Tuesday, 20 May 2014

Day 13: From Jaipur to Agra

Hello, dear readers. Today was another travel day, and now we are safely located in Agra. We left our palace in Jaipur with heavy hearts, but Agra is a new city to be discovered. Agra is located in the state of Uttar Pradesh, which is the largest state by population with 200 million people.

As the trip is about 5 hours by bus, we broke it up by stopping at a palace called Fatehpur Sikri. The palace is a remnant of the Mughal Empire, and was built by Emperor Akbar in the 1500s. The name of the palace shows a combination of influences. “Fateh” is Arabic for “victory,” and “pur” and “sikri” are Hindi for “city” and “mountain,” respectively.

Today was a hot day to be walking around a palace around noon. Our high was 42 C, which is about 107 F. We all made sure to layer on the sunscreen and drink lots of water. The path we walked was dictated almost entirely by the shadows we could stand in. But despite the heat, we were able to see a pretty spectacular palace.

The Hall of Private Audiences
Emperor Akbar was a fairly open-minded guy, so although he was the emperor of a Muslim empire, he was not strict about the influences on his palace. The architecture is a blend of Muslim and Hindu styles. Additionally, he regularly hosted religious debates in his Hall of Private Audiences. The Hall had two levels; on the upper level sat all those who were invited to speak in the debates, with the emperor seated above the center column. The lower level would fill with anyone who wanted to listen, but who were not invited to speak. One of the emperor’s three wives was also Hindu, and she was allowed to practice her religion in the palace.
Inside the Hall of Private Audiences

Next to the palace is a mausoleum and mosque. The walk over and back was treacherous. The entire way we were surrounded by street vendors, shoving their wares in our faces and following us down the road. Even within the courtyard of the mosque, there were blankets set up with all sorts of knick-knacks to be sold. It’s sometimes difficult to focus on what you’re looking at when you’re strategically trying to avoid a vendor.

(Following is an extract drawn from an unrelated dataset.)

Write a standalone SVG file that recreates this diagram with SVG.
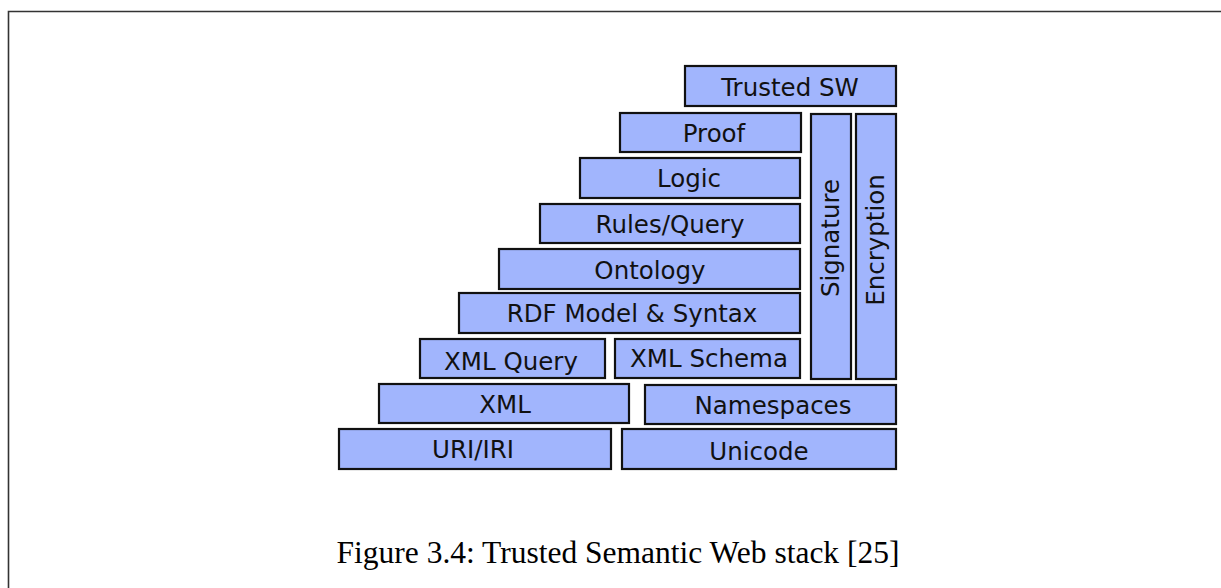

When you wish upon a mausoleum...?
The mausoleum was a white marble building with a lumpy bed inside, covered in lots of colorful blankets. I could not make up my mind about what I thought might be underneath. When we went inside, we were asked if we wanted to make a wish. Several of us were given red thread, and the wishes were received when one ties the thread with three knots around the marble screen on the side of the mausoleum. We’ll see if they come true.

After another hour drive, we finally made it to Agra, and headed directly for the Red Fort. This fort was also held by the Mughals, and it was built in red sandstone, which give it its name. The fort was less for an army and more for the royal family. The Red Fort gives a clear view of the Taj Mahal, which we will visit tomorrow. The Taj Mahal was built by Shah Jahan, and this man was also responsible for the additions to the fort in white marble. As we were walking through the red sandstone buildings, we ducked through this small, low door, and suddenly all of the buildings were white.
Near the end of his life, Shah Jahan was actually held captive by one of his sons, who wanted the power of the throne. He was kept in his private quarters in the castle, with the best view of the Taj Mahal in the entire fort. His quarters were elaborately decorated, with precious stones inlayed into the white marble. They even used petrified wood to create the decoration. He lived there for 8 years until his death, at which time a boat carried his body from the fort to the Taj Mahal to be buried with his wife.

This fort also originally housed the famous Peacock Throne, which was allegedly captured by the British when they seized the fort, and has never been returned to India.

After a really long, hot day, we relaxed in the hotel and are headed to bed early. We leave tomorrow at 5:15 am to catch the sunrise at the Taj Mahal!
First glimpse of the Taj Mahal
The Red Fort


  1. Great accounts, great pictures... I really need to visit again.

  2. Thank you to all you writers who have taken the time to give us a wonderful travelogue even after your long days......On a different note, a friend told me of something her world traveler daughter does when she departs a country. She leaves the clothes that she purchased there with her friends in her adopted country to give to those in need.